Goal of the exercise:
Reproduce the listing exactly and skip over any pictures.

===============

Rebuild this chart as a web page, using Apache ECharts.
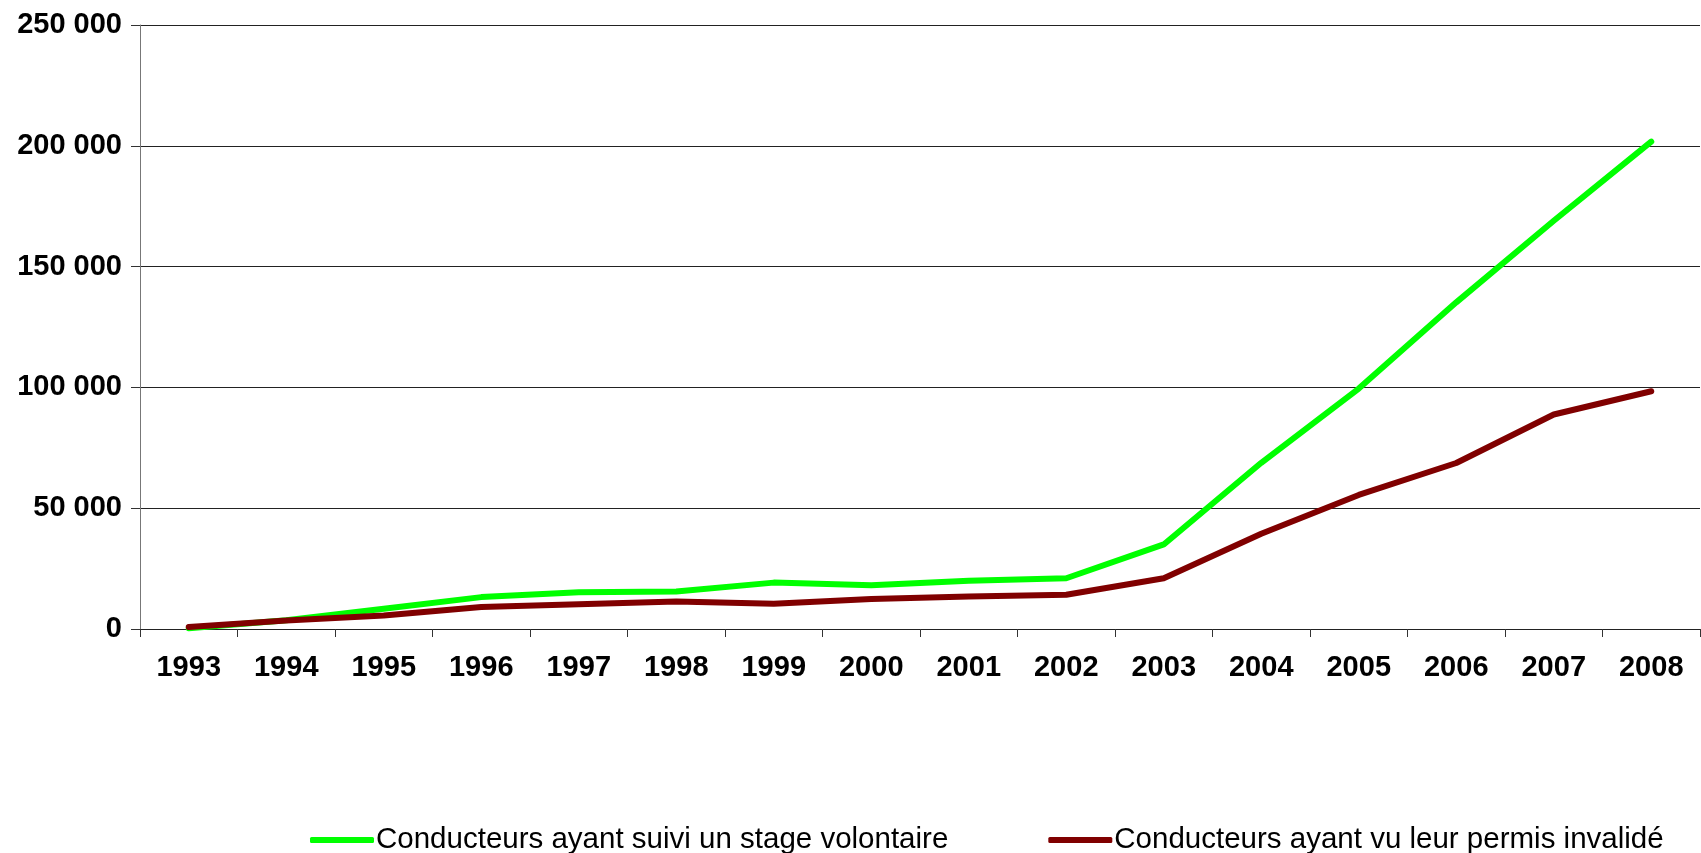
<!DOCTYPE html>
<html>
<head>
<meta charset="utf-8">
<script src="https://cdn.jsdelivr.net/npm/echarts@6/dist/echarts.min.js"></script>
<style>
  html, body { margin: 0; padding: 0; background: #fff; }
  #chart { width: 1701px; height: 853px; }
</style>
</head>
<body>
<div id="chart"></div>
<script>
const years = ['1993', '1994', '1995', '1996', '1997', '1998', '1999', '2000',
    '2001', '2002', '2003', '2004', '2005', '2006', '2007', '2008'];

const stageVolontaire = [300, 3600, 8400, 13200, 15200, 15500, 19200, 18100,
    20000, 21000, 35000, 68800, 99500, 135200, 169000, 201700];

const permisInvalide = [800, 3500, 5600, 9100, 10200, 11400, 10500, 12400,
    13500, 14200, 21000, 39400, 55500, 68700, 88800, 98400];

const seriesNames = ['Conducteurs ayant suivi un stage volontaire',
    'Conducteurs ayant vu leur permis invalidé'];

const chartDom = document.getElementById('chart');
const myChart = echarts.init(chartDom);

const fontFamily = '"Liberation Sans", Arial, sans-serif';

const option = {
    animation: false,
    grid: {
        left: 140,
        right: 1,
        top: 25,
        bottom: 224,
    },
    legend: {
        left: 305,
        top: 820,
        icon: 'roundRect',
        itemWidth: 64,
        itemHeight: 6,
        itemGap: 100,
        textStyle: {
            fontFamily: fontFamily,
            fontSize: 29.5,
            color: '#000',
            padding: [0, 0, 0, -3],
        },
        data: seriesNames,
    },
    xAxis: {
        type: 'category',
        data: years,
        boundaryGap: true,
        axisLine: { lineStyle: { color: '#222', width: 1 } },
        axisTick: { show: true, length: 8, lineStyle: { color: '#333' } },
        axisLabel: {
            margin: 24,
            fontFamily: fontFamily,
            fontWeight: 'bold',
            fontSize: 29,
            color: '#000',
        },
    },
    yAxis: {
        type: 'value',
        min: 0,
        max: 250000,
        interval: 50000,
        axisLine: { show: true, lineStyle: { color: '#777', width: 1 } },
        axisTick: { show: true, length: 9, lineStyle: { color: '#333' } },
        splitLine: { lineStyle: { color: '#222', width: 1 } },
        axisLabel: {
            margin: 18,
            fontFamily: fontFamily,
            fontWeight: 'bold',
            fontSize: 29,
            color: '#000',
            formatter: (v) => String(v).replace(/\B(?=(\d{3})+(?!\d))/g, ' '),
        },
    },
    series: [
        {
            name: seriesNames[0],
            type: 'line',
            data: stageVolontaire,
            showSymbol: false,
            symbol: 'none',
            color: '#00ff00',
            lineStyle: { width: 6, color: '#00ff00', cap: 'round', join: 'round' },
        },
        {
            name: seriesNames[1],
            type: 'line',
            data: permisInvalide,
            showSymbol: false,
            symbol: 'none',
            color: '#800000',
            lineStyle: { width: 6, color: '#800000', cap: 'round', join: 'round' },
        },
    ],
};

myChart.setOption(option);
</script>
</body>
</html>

===============

Task output:
Rebuild this chart as a web page, using Apache ECharts.
<!DOCTYPE html>
<html>
<head>
<meta charset="utf-8">
<script src="https://cdn.jsdelivr.net/npm/echarts@6/dist/echarts.min.js"></script>
<style>
  html, body { margin: 0; padding: 0; background: #fff; }
  #chart { width: 1701px; height: 853px; }
</style>
</head>
<body>
<div id="chart"></div>
<script>
const years = ['1993', '1994', '1995', '1996', '1997', '1998', '1999', '2000',
    '2001', '2002', '2003', '2004', '2005', '2006', '2007', '2008'];

const stageVolontaire = [300, 3600, 8400, 13200, 15200, 15500, 19200, 18100,
    20000, 21000, 35000, 68800, 99500, 135200, 169000, 201700];

const permisInvalide = [800, 3500, 5600, 9100, 10200, 11400, 10500, 12400,
    13500, 14200, 21000, 39400, 55500, 68700, 88800, 98400];

const seriesNames = ['Conducteurs ayant suivi un stage volontaire',
    'Conducteurs ayant vu leur permis invalidé'];

const chartDom = document.getElementById('chart');
const myChart = echarts.init(chartDom);

const fontFamily = '"Liberation Sans", Arial, sans-serif';

const option = {
    animation: false,
    grid: {
        left: 140,
        right: 1,
        top: 25,
        bottom: 224,
    },
    legend: {
        left: 305,
        top: 820,
        icon: 'roundRect',
        itemWidth: 64,
        itemHeight: 6,
        itemGap: 100,
        textStyle: {
            fontFamily: fontFamily,
            fontSize: 29.5,
            color: '#000',
            padding: [0, 0, 0, -3],
        },
        data: seriesNames,
    },
    xAxis: {
        type: 'category',
        data: years,
        boundaryGap: true,
        axisLine: { lineStyle: { color: '#222', width: 1 } },
        axisTick: { show: true, length: 8, lineStyle: { color: '#333' } },
        axisLabel: {
            margin: 24,
            fontFamily: fontFamily,
            fontWeight: 'bold',
            fontSize: 29,
            color: '#000',
        },
    },
    yAxis: {
        type: 'value',
        min: 0,
        max: 250000,
        interval: 50000,
        axisLine: { show: true, lineStyle: { color: '#777', width: 1 } },
        axisTick: { show: true, length: 9, lineStyle: { color: '#333' } },
        splitLine: { lineStyle: { color: '#222', width: 1 } },
        axisLabel: {
            margin: 18,
            fontFamily: fontFamily,
            fontWeight: 'bold',
            fontSize: 29,
            color: '#000',
            formatter: (v) => String(v).replace(/\B(?=(\d{3})+(?!\d))/g, ' '),
        },
    },
    series: [
        {
            name: seriesNames[0],
            type: 'line',
            data: stageVolontaire,
            showSymbol: false,
            symbol: 'none',
            color: '#00ff00',
            lineStyle: { width: 6, color: '#00ff00', cap: 'round', join: 'round' },
        },
        {
            name: seriesNames[1],
            type: 'line',
            data: permisInvalide,
            showSymbol: false,
            symbol: 'none',
            color: '#800000',
            lineStyle: { width: 6, color: '#800000', cap: 'round', join: 'round' },
        },
    ],
};

myChart.setOption(option);
</script>
</body>
</html>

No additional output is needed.